There is significant evidence that it’s really working. Our bookings on a rolling four quarter basis, which is how that we measure them, are up 47%.
We have a record book of business. The book of business at our two largest accounts increased by 138% over the last two years. We’ve landed nine new logos in the last four quarters, which added $15 million in bookings and $140 million-plus in new account opportunity.
As we mentioned, as we go into Q2 we have our largest, deepest, broadest pipeline that we’ve ever had. And we’re very pleased with this new consulting partnership with this large consulting and SI firm. It’s very promising and obviously a significant validation.
Having said that, we are having some growing pains. Slow deployments have hurt our revenue ramp, and we’ve been playing catchup on the size and volume of the new deals that we bought in in terms of how we manage them and how we manage our customers.

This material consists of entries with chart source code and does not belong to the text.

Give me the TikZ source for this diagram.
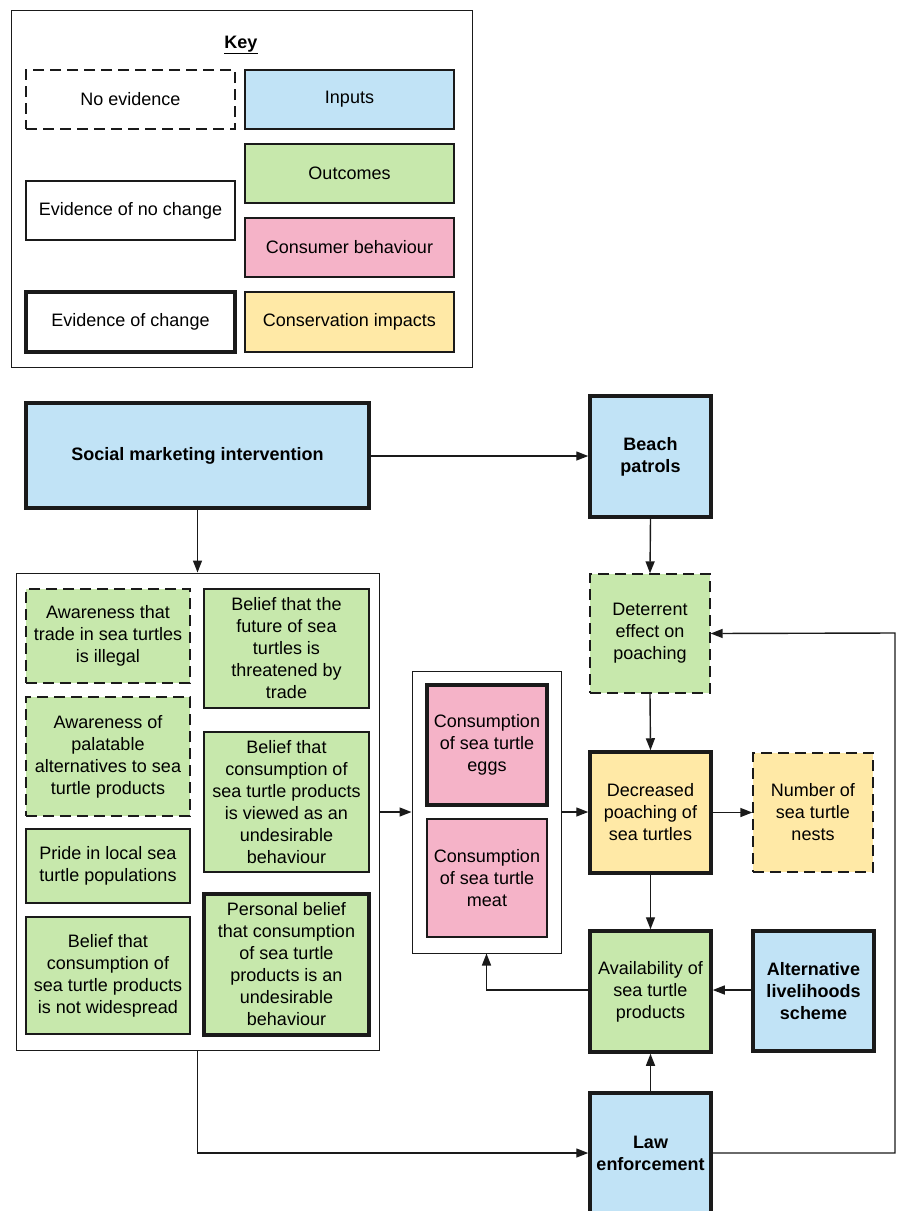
\documentclass[tikz,border=0pt]{standalone}
\usepackage{fontspec}
\setmainfont{Liberation Sans}
\usetikzlibrary{arrows.meta}
\definecolor{cin}{HTML}{C1E3F6}
\definecolor{cout}{HTML}{C7E8AC}
\definecolor{ccons}{HTML}{F5B3C8}
\definecolor{cimp}{HTML}{FFE9A6}
\definecolor{edgec}{HTML}{1A1A1A}
\newcommand\mybox[7]{\node[#1, minimum width={(#5-#3)*1pt}, minimum height={(#6-#4)*1pt}] (#2) at ({(#3+#5)/2},{(#4+#6)/2}) {#7};}
\begin{document}
\begin{tikzpicture}[x=1pt,y=-1pt,
  box/.style={draw=edgec, line width=1.3pt, inner sep=0pt, align=center, font=\fontsize{18}{22}\selectfont},
  nobox/.style={box, dash pattern=on 11pt off 6pt},
  strong/.style={box, line width=3.5pt},
  bold/.style={font=\fontsize{18}{22}\selectfont\bfseries},
  grpbox/.style={draw=edgec, line width=1pt, inner sep=0pt},
  arr/.style={draw=edgec, line width=1.4pt, line join=miter, -{Triangle[length=12pt,width=9pt]}}]
\useasboundingbox (0,0) rectangle (898,1211);
% key
\mybox{grpbox}{key}{11}{10}{472}{367}{}
\node[font=\fontsize{18}{22}\selectfont\bfseries] (keyt) at (241,45) {\underline{Key}};
\mybox{nobox}{k1}{26}{70}{235}{129}{No evidence}
\mybox{box,fill=cin}{k2}{245}{70}{454}{129}{Inputs}
\mybox{box,fill=cout}{k3}{245}{144}{454}{203}{Outcomes}
\mybox{box}{k4}{26}{181}{235}{240}{Evidence of no change}
\mybox{box,fill=ccons}{k5}{245}{218}{454}{277}{Consumer behaviour}
\mybox{strong}{k6}{26}{292}{235}{352}{Evidence of change}
\mybox{box,fill=cimp}{k7}{245}{292}{454}{352}{Conservation impacts}
% main
\mybox{strong,fill=cin,bold}{smi}{26}{403}{369}{508}{Social marketing intervention}
\mybox{strong,fill=cin,bold}{beach}{590}{396}{711}{517}{Beach\\patrols}
\mybox{grpbox}{grp}{16}{573}{379}{1050}{}
\mybox{nobox,fill=cout}{a1}{26}{589}{190}{683}{Awareness that\\trade in sea turtles\\is illegal}
\mybox{box,fill=cout}{b1}{204}{589}{369}{708}{Belief that the\\future of sea\\turtles is\\threatened by\\trade}
\mybox{nobox,fill=cout}{a2}{26}{697}{190}{816}{Awareness of\\palatable\\alternatives to sea\\turtle products}
\mybox{box,fill=cout}{b2}{204}{732}{369}{872}{Belief that\\consumption of\\sea turtle products\\is viewed as an\\undesirable\\behaviour}
\mybox{box,fill=cout}{a3}{26}{829}{190}{903}{Pride in local sea\\turtle populations}
\mybox{box,fill=cout}{a4}{26}{917}{190}{1034}{Belief that\\consumption of\\sea turtle products\\is not widespread}
\mybox{strong,fill=cout}{b3}{204}{894}{369}{1035}{Personal belief\\that consumption\\of sea turtle\\products is an\\undesirable\\behaviour}
\mybox{grpbox}{mid}{412}{671}{561}{953}{}
\mybox{strong,fill=ccons}{eggs}{427}{685}{547}{805}{Consumption\\of sea turtle\\eggs}
\mybox{box,fill=ccons}{meat}{427}{819}{547}{937}{Consumption\\of sea turtle\\meat}
\mybox{nobox,fill=cout}{det}{590}{574}{710}{693}{Deterrent\\effect on\\poaching}
\mybox{strong,fill=cimp}{dec}{590}{752}{711}{873}{Decreased\\poaching of\\sea turtles}
\mybox{nobox,fill=cimp}{nests}{753}{753}{873}{872}{Number of\\sea turtle\\nests}
\mybox{strong,fill=cout}{avail}{590}{931}{711}{1052}{Availability of\\sea turtle\\products}
\mybox{strong,fill=cin,bold}{alt}{753}{931}{874}{1051}{Alternative\\livelihoods\\scheme}
\mybox{strong,fill=cin,bold}{law}{590}{1093}{711}{1213}{Law\\enforcement}
\coordinate (rr) at (895,633);
% connectors
\draw[arr] (smi.east |- 0,456) -- (beach.west |- 0,456);
\draw[arr] (beach.south) -- (det.north);
\draw[arr] (smi.south) -- (grp.north);
\draw[arr] (grp.east |- 0,812) -- (mid.west |- 0,812);
\draw[arr] (mid.east |- 0,812) -- (dec.west |- 0,812);
\draw[arr] (det.south) -- (dec.north);
\draw[arr] (dec.east) -- (nests.west);
\draw[arr] (dec.south) -- (avail.north);
\draw[arr] (alt.west |- 0,990) -- (avail.east |- 0,990);
\draw[arr] (avail.west |- 0,990) -| (mid.south);
\draw[arr] (law.north) -- (avail.south);
\draw[arr] (law.east) -- (law.east -| rr) -- (rr) -- (det.east);
\draw[arr] (grp.south) |- (law.west);
\end{tikzpicture}
\end{document}
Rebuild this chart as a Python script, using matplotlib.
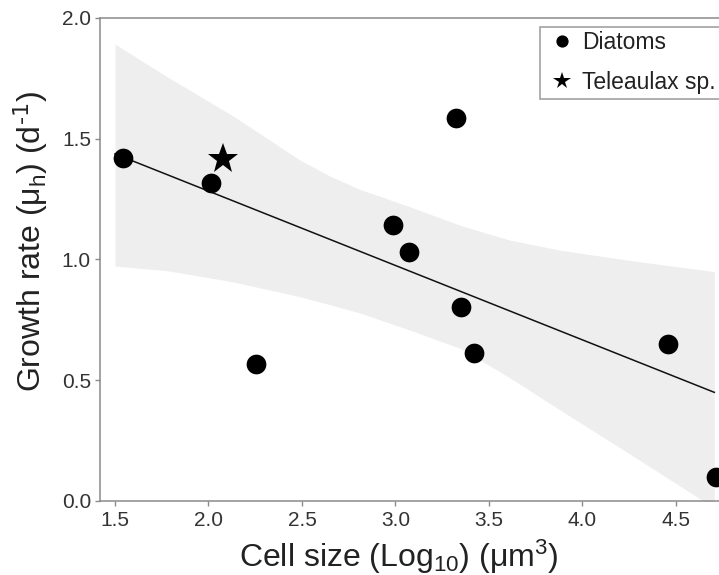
import matplotlib
matplotlib.use("Agg")
import matplotlib.pyplot as plt
from matplotlib.lines import Line2D

plt.rcParams['font.family'] = ['Liberation Sans', 'DejaVu Sans']
plt.rcParams['mathtext.default'] = 'regular'

# Diatom data (log10 cell size, growth rate)
diatom_x = [1.541, 2.012, 2.252, 2.988, 3.072, 3.324, 3.350, 3.421, 4.459, 4.714]
diatom_y = [1.422, 1.315, 0.566, 1.142, 1.029, 1.584, 0.804, 0.613, 0.650, 0.099]

# Teleaulax sp.
tele_x = [2.075]
tele_y = [1.416]

# Regression line end points
fit_x = [1.50, 4.705]
fit_y = [1.437, 0.449]

# Confidence band
band_x = [1.50, 1.78, 2.13, 2.49, 2.65, 2.81, 3.08, 3.35, 3.61, 3.88, 4.24, 4.705]
band_upper = [1.892, 1.756, 1.595, 1.411, 1.345, 1.290, 1.217, 1.140, 1.080, 1.038, 0.997, 0.949]
band_lower = [0.972, 0.953, 0.907, 0.845, 0.812, 0.778, 0.706, 0.630, 0.510, 0.376, 0.200, -0.030]

x_ticks = [1.5, 2.0, 2.5, 3.0, 3.5, 4.0, 4.5]
y_ticks = [0.0, 0.5, 1.0, 1.5, 2.0]

fig = plt.figure(figsize=(7.19, 5.75), dpi=100)
ax = fig.add_axes([0.1391, 0.1292, 0.8791, 0.8395])

spine_c = '#8a8a8a'
ax.fill_between(band_x, band_lower, band_upper, color='#eeeeee', linewidth=0, zorder=1)
ax.plot(fit_x, fit_y, color='#111111', linewidth=1.1, zorder=2)
ax.plot(diatom_x, diatom_y, linestyle='none', marker='o', ms=14.2, color='black',
        mew=0, zorder=3)
ax.plot(tele_x, tele_y, linestyle='none', marker='*', ms=23, color='black', mew=0, zorder=3)

ax.set_xlim(1.42, 4.80)
ax.set_ylim(0.0, 2.0)
ax.set_xticks(x_ticks)
ax.set_yticks(y_ticks)
ax.set_xticklabels([f"{v:.1f}" for v in x_ticks])
ax.set_yticklabels([f"{v:.1f}" for v in y_ticks])

for s in ['left', 'bottom', 'top', 'right']:
    ax.spines[s].set_color(spine_c)
    ax.spines[s].set_linewidth(1.1)
ax.tick_params(axis='both', colors=spine_c, labelcolor='#333333', labelsize=15,
               length=3.5, width=1.0, direction='out')
ax.tick_params(axis='x', pad=4)
ax.tick_params(axis='y', pad=3)

ax.set_xlabel(r'Cell size (Log$_{10}$) ($\mu$m$^{3}$)', fontsize=23, color='#222222')
ax.set_ylabel(r'Growth rate ($\mu_{h}$) (d$^{\text{-1}}$)', fontsize=23, color='#222222')
ax.xaxis.set_label_coords((398.5 - 100) / 632.0, -0.076)
ax.yaxis.set_label_coords(-0.079, 0.537)

handles = [
    Line2D([], [], linestyle='none', marker='o', ms=8.8, color='black', mew=0),
    Line2D([], [], linestyle='none', marker='*', ms=13, color='black', mew=0),
]
leg = fig.legend(handles, ['Diatoms', 'Teleaulax sp.'], loc='upper left',
                 bbox_to_anchor=(540 / 719, 1 - 26.7 / 575), bbox_transform=fig.transFigure,
                 fontsize=16.5, frameon=True, fancybox=False, borderpad=0.2,
                 handlelength=1.5, handletextpad=0.15, labelspacing=0.75,
                 borderaxespad=0)
leg.get_frame().set_edgecolor(spine_c)
leg.get_frame().set_linewidth(1.2)
for t in leg.get_texts():
    t.set_color('#222222')

fig.savefig('out.png', dpi=100)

We have done a lot to try to get ahead of that, and I think we’ve made great progress. First of all, a little over a year ago we separated our sales team into a hunter team and a farmer team. Frank Suljic, who came on to run our farmer team (i.e., the account managers), has taken that team from three to nine when he started in June. We’ve also added five hunters to accelerate a new logo traction.
And that is key, that we both manage our existing accounts and make sure that we get our account contracts booked but get them into deployed, as well as the new logo activity which, over the long run, is the key lever for our business.
In the near term, what we’re focused on is continuing our booking momentums, ramping up the deployment of already signed contracts, and, from a financial management perspective, we expect to hold our overall expenses roughly flat while we let our revenues catch up over the next several quarters, so that we get to EBITDA positive later in the year.
And finally, our goals for 2016 is we look by Q4 to exit at about the rate of revenues and EBITDA that is the analyst consensus estimates. We expect to end 2016 with $70 million-plus of book of business, and we remain comfortable with the analyst consensus estimates for 2017.